Sunday, 26 March 2017

Are you prone to hero/martyr syndrome? I know I am...

I was recently working with a group of educational leaders, looking at the "Hero's Journey". This seems to be a rough import from Joseph Campbell's work on mythologies into leadership theory.

We talked about arriving as newbie leaders in difficult situations.

The school is not as good as the previous headteacher and governors thought it was. We start delving into stuff and find out that one thing after another isn't fit for purpose.

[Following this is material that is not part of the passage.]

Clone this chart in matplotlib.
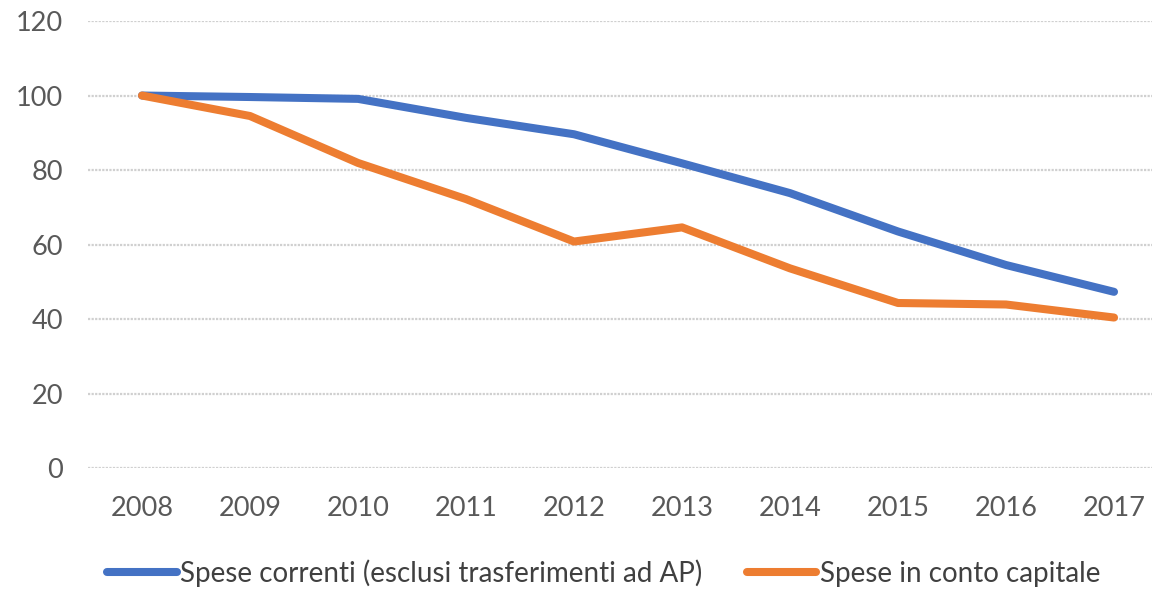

Pretty soon, we are feeling despair about ever getting to the bottom of all the problems, let alone fixing them.

Or we knowingly take on a school in difficult circumstances - but find that the complexity and misery involved isn't adequately described by blunt, official terms like failing or inadequate.

The "hero's journey" trope suggests that now we fall into a kind of abyss. And it's only by accepting that we are in this abyss, and getting others to accept it, that a kind of rebirth can happen.



Back in 2009, I blogged about my own version of this - a horribly difficult 100 days during my first headship.


I've been thinking some more about this, and about the belief that it's only through suffering that transformation can happen.

Sometimes, when groups of heads and other leaders in education get together, it can almost seem like there is a Dutch auction going on - who's lowest, who's having the worst experience, who's suffering the most?

We measure ourselves against benchmarks like: who's working the longest hours? Who has the worst results, the most unreasonable governing body, the trickiest parents, or the bunch of children with the most difficult behaviour?

I'm not writing this as if I have any kind of perspective on it - I'm part of this faux-martyr culture.

I would feel too guilty to tell one of my peers if I had a day when I left work early, or a weekend when I completely switched off rather than working hard to catch up.

That's despite being in a context where parents, governors, children and the community are supportive.

Things are only going to get tougher in schools in the years ahead, and I suspect that my default response to difficult times is the same as Boxer's in Animal Farm: "I must work harder".

But isn't it worth thinking up a different story? Whilst I see how we are gripped by the "hero's journey", it is putting headteachers and school leaders far too much in the centre. It personalises things too much. Medieval heroes may have brought about atonement through personal suffering, but surely that's not a good analogy for school leadership in 2017?

Heroic feats and personal suffering are not required for effective leadership.

The obvious danger is that in trying to do our best, we are paying a personal cost that's too high.

Equally dangerous is the self-aggrandisement which is involved. We puff ourselves up and make ourselves the centre of everything - and we stop being much use to the people we work with. The work gets de-centred by the person: hero/martyr complexes are ultimately narcissistic.

Let's not forget what happened to the heroic Boxer who thought that every problem could be solved by working harder. His heroic death: to be carted off to the knacker's yard and boiled down for glue.